*Problem to work on*. Set the data down again, exactly as it reads, but without the pictures.

++++

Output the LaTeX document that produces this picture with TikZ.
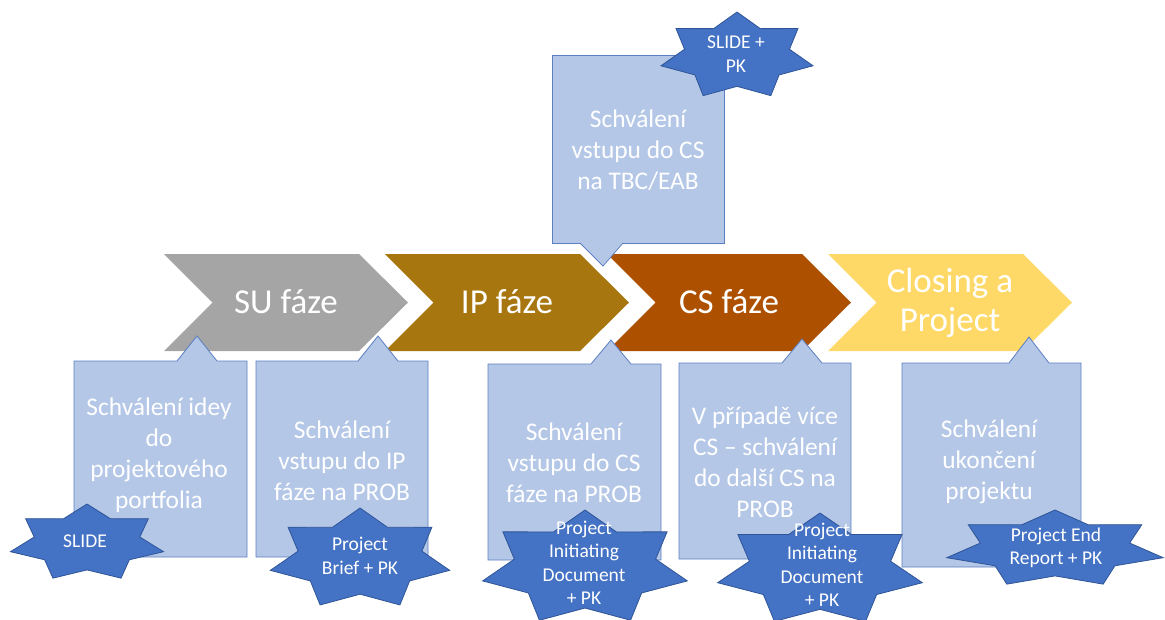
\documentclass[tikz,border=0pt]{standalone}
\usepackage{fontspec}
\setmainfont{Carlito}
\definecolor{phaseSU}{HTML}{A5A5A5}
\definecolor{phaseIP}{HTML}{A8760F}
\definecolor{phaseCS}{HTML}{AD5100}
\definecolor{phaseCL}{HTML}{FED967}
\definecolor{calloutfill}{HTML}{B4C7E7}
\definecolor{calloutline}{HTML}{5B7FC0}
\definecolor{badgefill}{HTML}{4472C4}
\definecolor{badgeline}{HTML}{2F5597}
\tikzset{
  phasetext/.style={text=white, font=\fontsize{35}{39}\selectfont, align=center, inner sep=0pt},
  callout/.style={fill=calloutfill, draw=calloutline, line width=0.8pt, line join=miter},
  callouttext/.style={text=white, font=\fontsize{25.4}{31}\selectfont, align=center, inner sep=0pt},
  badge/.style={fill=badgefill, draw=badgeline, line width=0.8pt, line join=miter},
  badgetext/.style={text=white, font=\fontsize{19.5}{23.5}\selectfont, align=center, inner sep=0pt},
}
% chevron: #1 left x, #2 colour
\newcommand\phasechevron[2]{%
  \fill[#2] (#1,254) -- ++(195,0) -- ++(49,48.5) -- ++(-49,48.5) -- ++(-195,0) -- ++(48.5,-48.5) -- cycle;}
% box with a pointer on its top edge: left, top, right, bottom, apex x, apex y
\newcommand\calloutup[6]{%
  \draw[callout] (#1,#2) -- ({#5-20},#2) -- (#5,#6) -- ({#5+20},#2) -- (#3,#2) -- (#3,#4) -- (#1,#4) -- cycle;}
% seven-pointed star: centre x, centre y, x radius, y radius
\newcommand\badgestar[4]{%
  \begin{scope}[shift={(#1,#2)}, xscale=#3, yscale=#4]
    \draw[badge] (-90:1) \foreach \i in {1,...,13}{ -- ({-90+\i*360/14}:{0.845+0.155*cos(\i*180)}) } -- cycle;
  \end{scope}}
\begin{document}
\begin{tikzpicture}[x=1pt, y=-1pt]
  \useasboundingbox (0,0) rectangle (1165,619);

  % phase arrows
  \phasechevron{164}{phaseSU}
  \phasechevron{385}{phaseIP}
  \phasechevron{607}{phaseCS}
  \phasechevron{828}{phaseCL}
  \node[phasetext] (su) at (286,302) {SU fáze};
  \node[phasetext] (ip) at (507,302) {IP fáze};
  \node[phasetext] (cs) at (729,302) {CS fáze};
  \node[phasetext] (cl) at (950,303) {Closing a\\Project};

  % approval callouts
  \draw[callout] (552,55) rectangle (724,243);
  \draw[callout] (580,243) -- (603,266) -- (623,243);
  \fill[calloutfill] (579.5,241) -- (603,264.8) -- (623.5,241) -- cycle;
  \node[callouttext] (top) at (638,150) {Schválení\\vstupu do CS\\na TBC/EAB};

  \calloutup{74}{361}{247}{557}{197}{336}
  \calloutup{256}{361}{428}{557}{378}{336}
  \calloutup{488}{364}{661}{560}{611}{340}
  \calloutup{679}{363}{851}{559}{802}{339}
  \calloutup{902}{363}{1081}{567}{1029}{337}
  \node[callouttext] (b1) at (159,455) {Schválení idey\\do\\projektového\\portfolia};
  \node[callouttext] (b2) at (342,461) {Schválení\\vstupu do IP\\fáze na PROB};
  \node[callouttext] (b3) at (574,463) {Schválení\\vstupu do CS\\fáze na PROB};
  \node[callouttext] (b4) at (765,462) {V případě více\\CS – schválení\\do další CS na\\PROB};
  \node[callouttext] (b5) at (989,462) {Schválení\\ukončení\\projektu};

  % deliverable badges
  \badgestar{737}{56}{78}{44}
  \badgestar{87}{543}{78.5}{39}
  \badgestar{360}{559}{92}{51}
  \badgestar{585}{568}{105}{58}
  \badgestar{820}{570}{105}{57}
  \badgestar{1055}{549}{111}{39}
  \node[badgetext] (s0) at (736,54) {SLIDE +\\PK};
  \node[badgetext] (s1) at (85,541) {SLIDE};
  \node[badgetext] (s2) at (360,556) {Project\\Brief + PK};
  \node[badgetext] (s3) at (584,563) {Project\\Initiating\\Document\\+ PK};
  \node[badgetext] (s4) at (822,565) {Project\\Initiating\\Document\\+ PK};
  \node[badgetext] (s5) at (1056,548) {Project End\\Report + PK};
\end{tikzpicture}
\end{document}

++++

*Solution for this problem*.
Output the LaTeX document that produces this picture with TikZ.
\documentclass[tikz,border=0pt]{standalone}
\usepackage{fontspec}
\setmainfont{Carlito}
\definecolor{phaseSU}{HTML}{A5A5A5}
\definecolor{phaseIP}{HTML}{A8760F}
\definecolor{phaseCS}{HTML}{AD5100}
\definecolor{phaseCL}{HTML}{FED967}
\definecolor{calloutfill}{HTML}{B4C7E7}
\definecolor{calloutline}{HTML}{5B7FC0}
\definecolor{badgefill}{HTML}{4472C4}
\definecolor{badgeline}{HTML}{2F5597}
\tikzset{
  phasetext/.style={text=white, font=\fontsize{35}{39}\selectfont, align=center, inner sep=0pt},
  callout/.style={fill=calloutfill, draw=calloutline, line width=0.8pt, line join=miter},
  callouttext/.style={text=white, font=\fontsize{25.4}{31}\selectfont, align=center, inner sep=0pt},
  badge/.style={fill=badgefill, draw=badgeline, line width=0.8pt, line join=miter},
  badgetext/.style={text=white, font=\fontsize{19.5}{23.5}\selectfont, align=center, inner sep=0pt},
}
% chevron: #1 left x, #2 colour
\newcommand\phasechevron[2]{%
  \fill[#2] (#1,254) -- ++(195,0) -- ++(49,48.5) -- ++(-49,48.5) -- ++(-195,0) -- ++(48.5,-48.5) -- cycle;}
% box with a pointer on its top edge: left, top, right, bottom, apex x, apex y
\newcommand\calloutup[6]{%
  \draw[callout] (#1,#2) -- ({#5-20},#2) -- (#5,#6) -- ({#5+20},#2) -- (#3,#2) -- (#3,#4) -- (#1,#4) -- cycle;}
% seven-pointed star: centre x, centre y, x radius, y radius
\newcommand\badgestar[4]{%
  \begin{scope}[shift={(#1,#2)}, xscale=#3, yscale=#4]
    \draw[badge] (-90:1) \foreach \i in {1,...,13}{ -- ({-90+\i*360/14}:{0.845+0.155*cos(\i*180)}) } -- cycle;
  \end{scope}}
\begin{document}
\begin{tikzpicture}[x=1pt, y=-1pt]
  \useasboundingbox (0,0) rectangle (1165,619);

  % phase arrows
  \phasechevron{164}{phaseSU}
  \phasechevron{385}{phaseIP}
  \phasechevron{607}{phaseCS}
  \phasechevron{828}{phaseCL}
  \node[phasetext] (su) at (286,302) {SU fáze};
  \node[phasetext] (ip) at (507,302) {IP fáze};
  \node[phasetext] (cs) at (729,302) {CS fáze};
  \node[phasetext] (cl) at (950,303) {Closing a\\Project};

  % approval callouts
  \draw[callout] (552,55) rectangle (724,243);
  \draw[callout] (580,243) -- (603,266) -- (623,243);
  \fill[calloutfill] (579.5,241) -- (603,264.8) -- (623.5,241) -- cycle;
  \node[callouttext] (top) at (638,150) {Schválení\\vstupu do CS\\na TBC/EAB};

  \calloutup{74}{361}{247}{557}{197}{336}
  \calloutup{256}{361}{428}{557}{378}{336}
  \calloutup{488}{364}{661}{560}{611}{340}
  \calloutup{679}{363}{851}{559}{802}{339}
  \calloutup{902}{363}{1081}{567}{1029}{337}
  \node[callouttext] (b1) at (159,455) {Schválení idey\\do\\projektového\\portfolia};
  \node[callouttext] (b2) at (342,461) {Schválení\\vstupu do IP\\fáze na PROB};
  \node[callouttext] (b3) at (574,463) {Schválení\\vstupu do CS\\fáze na PROB};
  \node[callouttext] (b4) at (765,462) {V případě více\\CS – schválení\\do další CS na\\PROB};
  \node[callouttext] (b5) at (989,462) {Schválení\\ukončení\\projektu};

  % deliverable badges
  \badgestar{737}{56}{78}{44}
  \badgestar{87}{543}{78.5}{39}
  \badgestar{360}{559}{92}{51}
  \badgestar{585}{568}{105}{58}
  \badgestar{820}{570}{105}{57}
  \badgestar{1055}{549}{111}{39}
  \node[badgetext] (s0) at (736,54) {SLIDE +\\PK};
  \node[badgetext] (s1) at (85,541) {SLIDE};
  \node[badgetext] (s2) at (360,556) {Project\\Brief + PK};
  \node[badgetext] (s3) at (584,563) {Project\\Initiating\\Document\\+ PK};
  \node[badgetext] (s4) at (822,565) {Project\\Initiating\\Document\\+ PK};
  \node[badgetext] (s5) at (1056,548) {Project End\\Report + PK};
\end{tikzpicture}
\end{document}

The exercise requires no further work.